Drivers will pay more money to cross the mouth of the Chesapeake Bay starting Jan. 1.
The toll for the Chesapeake Bay Bridge-Tunnel will increase by $2, costing $16 during off-peak days.
And it will jump to $21, a $3 increase, during peak season, which is Friday through Sunday from May 15 to Sept. 15.
Return trips within 24 hours will still cost $6 during off-peak days and will be $1 during peak season, with an E-Z Pass. The discounted rate for motorists who made 30 trips in 30 days will increase by a buck, to $7.
The Chesapeake Bay Bridge and Tunnel Commission recently approved the new rate, the third in a series of 10% increases scheduled every five years to help pay for a major expansion of the 17.6-mile bridge. The last hike was in 2019.

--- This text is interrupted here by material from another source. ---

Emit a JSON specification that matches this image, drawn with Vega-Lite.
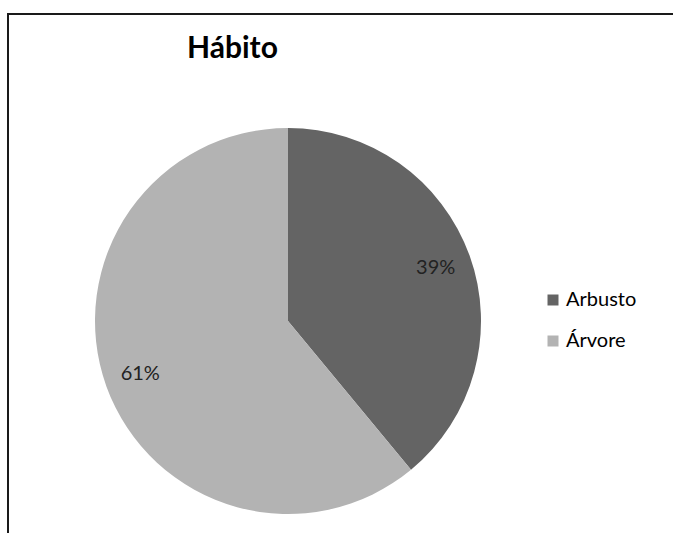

Toll charges for those using the Downtown and Midtown tunnels between Norfolk and Portsmouth are also slated for increases at the start of the new year.
Built in 1964, the Chesapeake Bay Bridge-Tunnel carries traffic over about 17 miles between Virginia Beach and Virginia’s Eastern Shore.
Though the bridge sections now carry two lanes of traffic in each direction, the traffic still converges into one lane each way in the two tunnel portions. But with the $756 million Chesapeake Bay Bridge-Tunnel expansion project, a new tube is being added to the system’s southern tunnel. The northern tunnel is expected to get a similar expansion in the 2030s.
Construction of a parallel bridge/tunnel is scheduled to be completed in 2027 after several delays including when digging crews struck a large steel anchor over the summer.
A public information session on the toll and the tunnel project will be held at 4 p.m. Dec. 14 at the Eastern Shore Welcome Center, 32383 Lankford Highway in Cape Charles.